When you hear them on the phone, leave the room so they can speak in private, and if they receive a text message in front of you, resist the urge to read it over their shoulder. This will help foster trust in your relationship and prevent you from being creepy.
Whether you’re asking them on a date or getting intimate, no means no! If you don’t respect their boundaries, you’ll come across as not only creepy but possibly aggressive, too. When you proceed to pressure them or make unwanted advances, you could make them feel unsafe and insecure, which is definitely not how you want to make a romantic partner feel.
This piece of dating advice pertains to our tips on social cues because certain body language can communicate “no,” as well. For instance, if your date is turning away from you, physically pushing you away, looking around for help, or trying to create space between you, these are all nonverbal signs of saying no.

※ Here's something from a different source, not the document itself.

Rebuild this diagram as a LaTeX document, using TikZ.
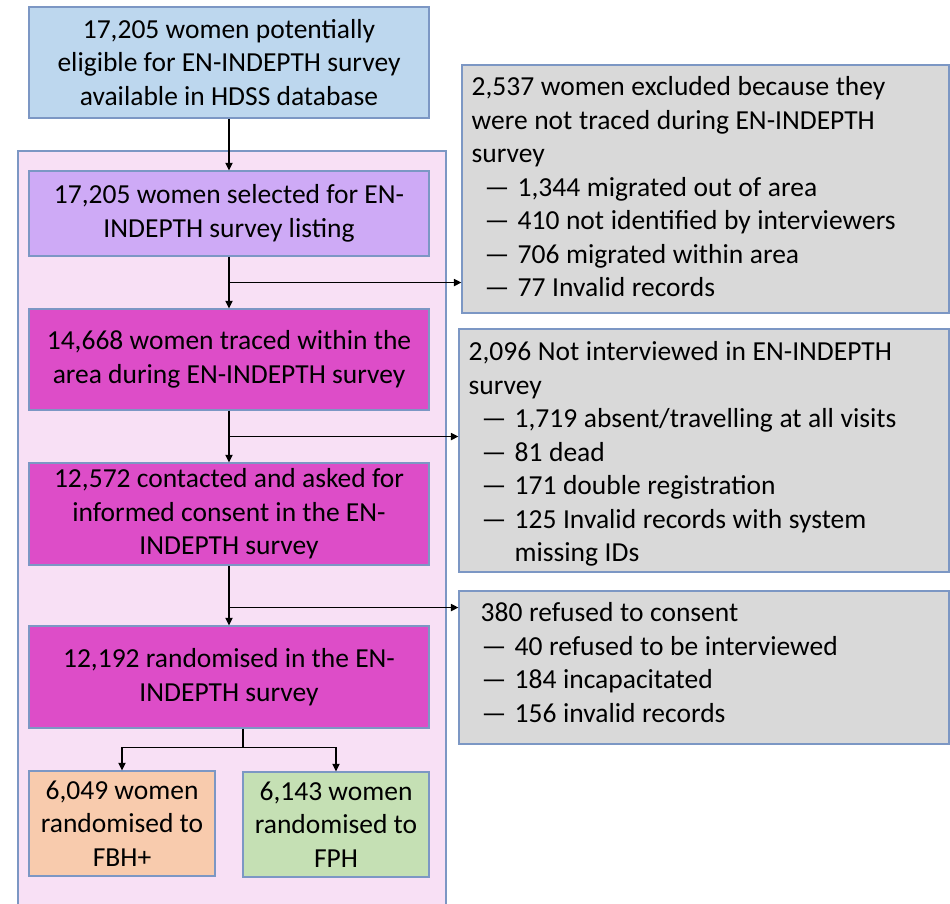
\documentclass[tikz,border=0pt]{standalone}
\usepackage{fontspec}
\setmainfont{Carlito}
\usetikzlibrary{arrows.meta,calc}
\definecolor{bxblue}{HTML}{BDD7EE}
\definecolor{bxlav}{HTML}{CEAAF6}
\definecolor{bxmag}{HTML}{DD4DC8}
\definecolor{bgpink}{HTML}{F8E0F5}
\definecolor{bxorange}{HTML}{F8CBAD}
\definecolor{bxgreen}{HTML}{C5E0B4}
\definecolor{bxgrey}{HTML}{D9D9D9}
\definecolor{bdr}{HTML}{7C97C4}
\newcommand{\dashitem}{\hspace*{13pt}\makebox[33pt][l]{—}}
\newcommand{\greyfont}{\fontsize{27.5}{33.5}\selectfont\spaceskip=6.6pt plus 1pt minus 0.5pt\relax}
\begin{document}
\begin{tikzpicture}[x=1pt,y=-1pt,
  font=\fontsize{27.5}{33.5}\selectfont,
  mainbox/.style={draw=bdr,line width=1.1pt,inner sep=0pt,align=center,minimum width=400pt},
  smallbox/.style={draw=bdr,line width=1.1pt,inner sep=0pt,align=center,minimum width=186pt,minimum height=105pt},
  greybox/.style={draw=bdr,line width=1.1pt,fill=bxgrey,inner sep=0pt},
  greytext/.style={inner sep=0pt,align=left,anchor=north west,font=\greyfont},
  arr/.style={line width=1.7pt,-{Triangle[length=7.5pt,width=7pt]}},
  ln/.style={line width=1.7pt}]
\clip (0,0) rectangle (950,904);
\fill[white] (0,0) rectangle (950,904);
% pink background panel
\node[draw=bdr,line width=1.1pt,fill=bgpink,minimum width=428pt,minimum height=770pt,inner sep=0pt] (panel) at (232,536) {};
% main column
\node[mainbox,fill=bxblue,minimum height=111pt] (top) at (229,62.5) {17,205 women potentially\\eligible for EN-INDEPTH survey\\available in HDSS database};
\node[mainbox,fill=bxlav,minimum height=85pt] (b2) at (229,213.5) {17,205 women selected for EN-\\INDEPTH survey listing};
\node[mainbox,fill=bxmag,minimum height=101pt] (b3) at (229,359.5) {14,668 women traced within the\\area during EN-INDEPTH survey};
\node[mainbox,fill=bxmag,minimum height=102pt] (b4) at (229,514) {12,572 contacted and asked for\\informed consent in the EN-\\INDEPTH survey};
\node[mainbox,fill=bxmag,minimum height=102pt] (b5) at (229,677) {12,192 randomised in the EN-\\INDEPTH survey};
\node[smallbox,fill=bxorange] (b6) at (122,823.5) {6,049 women\\randomised to\\FBH+};
\node[smallbox,fill=bxgreen] (b7) at (336,824.5) {6,143 women\\randomised to\\FPH};
% grey exclusion boxes
\node[greybox,minimum width=487pt,minimum height=248pt] (g1) at (705.5,189) {};
\node[greytext] (g1t) at ($(g1.north west)+(10,12)$) {2,537 women excluded because they\\were not traced during EN-INDEPTH\\survey\\\dashitem 1,344 migrated out of area\\\dashitem 410 not identified by interviewers\\\dashitem 706 migrated within area\\\dashitem 77 Invalid records};
\node[greybox,minimum width=490pt,minimum height=243pt] (g2) at (704,450.5) {};
\node[greytext] (g2t) at ($(g2.north west)+(10,13)$) {2,096 Not interviewed in EN-INDEPTH\\survey\\\dashitem 1,719 absent/travelling at all visits\\\dashitem 81 dead\\\dashitem 171 double registration\\\dashitem 125 Invalid records with system\\\hspace*{46pt}missing IDs};
\node[greybox,minimum width=490pt,minimum height=153pt] (g3) at (704,667.5) {};
\node[greytext] (g3t) at ($(g3.north west)+(10,12)$) {\hspace*{12pt}380 refused to consent\\\dashitem 40 refused to be interviewed\\\dashitem 184 incapacitated\\\dashitem 156 invalid records};
% connectors
\draw[arr] (top) -- (b2);
\draw[arr] (b2) -- (b3);
\draw[arr] (b3) -- (b4);
\draw[arr] (b4) -- (b5);
\coordinate (j1) at ($(b2.south)+(0,26)$);
\coordinate (j2) at ($(b3.south)+(0,26)$);
\coordinate (j3) at ($(b4.south)+(0,42)$);
\draw[arr] (j1) -- (j1 -| g1.west);
\draw[arr] (j2) -- (j2 -| g2.west);
\draw[arr] (j3) -- (j3 -| g3.west);
\coordinate (s5) at ($(b5.south)+(14,0)$);
\coordinate (j4) at ($(s5)+(0,19)$);
\draw[ln] (s5) -- (j4);
\draw[arr] (j4) -| (b6.north);
\draw[arr] (j4) -| (b7.north);
\end{tikzpicture}
\end{document}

When you’re interested in someone, don’t secretly follow them, track them, or show up unannounced. For example, if you know your work crush is going to happy hour after work, don’t follow them there and act surprised when you wind up at the same bar. Or, if your partner says they’re going out with friends, don’t track her whereabouts and join them without an invite.
This is creepy behavior, but it’s also borderline stalkerish. If you’re not careful, you could wind up with a restraining order against you.
Just as you shouldn’t show up announced, you shouldn’t introduce yourself to your partner’s friends, family members, or coworkers without their knowledge or consent. This includes showing up somewhere you know they’ll be, finding their phone number and texting them, or even interacting with them on social media.
This behavior can seem creepy because your partner might not be ready to introduce you to their loved ones, or they may have no intention of ever introducing you to them. Therefore, when you take the initiative to make yourself known to their inner circle, you’re going behind their back and crossing boundaries, which could be a major dealbreaker.
Oversharing on a first date can be creepy and push someone away. For instance, tragic failed romance stories, divorce battle anecdotes, and sexual misadventures are all topics of a deeply personal level that should only be shared at a much later time. These kinds of discussions are better suited for further along in the relationship when those types of tales can be perceived with more context and understanding.
It’s ok to want to be open and upfront. After all, you’re probably excited to finally connect with someone on a deeper level, anxious to accelerate intimacy, reveal your true self, and establish trust. However, everyone enjoys a bit of mystique, especially in the beginning, so consider more gradually exploring these topics with your date to avoid scaring them off.
Another tip on how not to be creepy involves not love bombing someone you just met. Sure, you want to show you’re interested in them, but sending five dozen roses to their workplace, talking about marriage, asking them to move in with you, and surprising them with expensive jewelry after your first date may make them run in the other direction. When you come on too strong too soon, it can make that person feel smothered, trapped, and even fearful.
Even if you really like this person, focus on being a little more subtle and control your desire to shower them with all your love. Take it slow and give them their space so your relationship can gradually progress.
Oftentimes, those who exhibit creepy behavior don’t know how to accept rejection. For example, some might take rejection as a challenge, while others might not even realize they were rejected in the first place. This means you’re hounding someone who isn’t interested in you.
To avoid being creepy, it’s important to recognize the signs of rejection and learn to overcome them. This means accepting that a relationship isn’t going to come out of this and to eventually move on and find love with someone who is more compatible with you.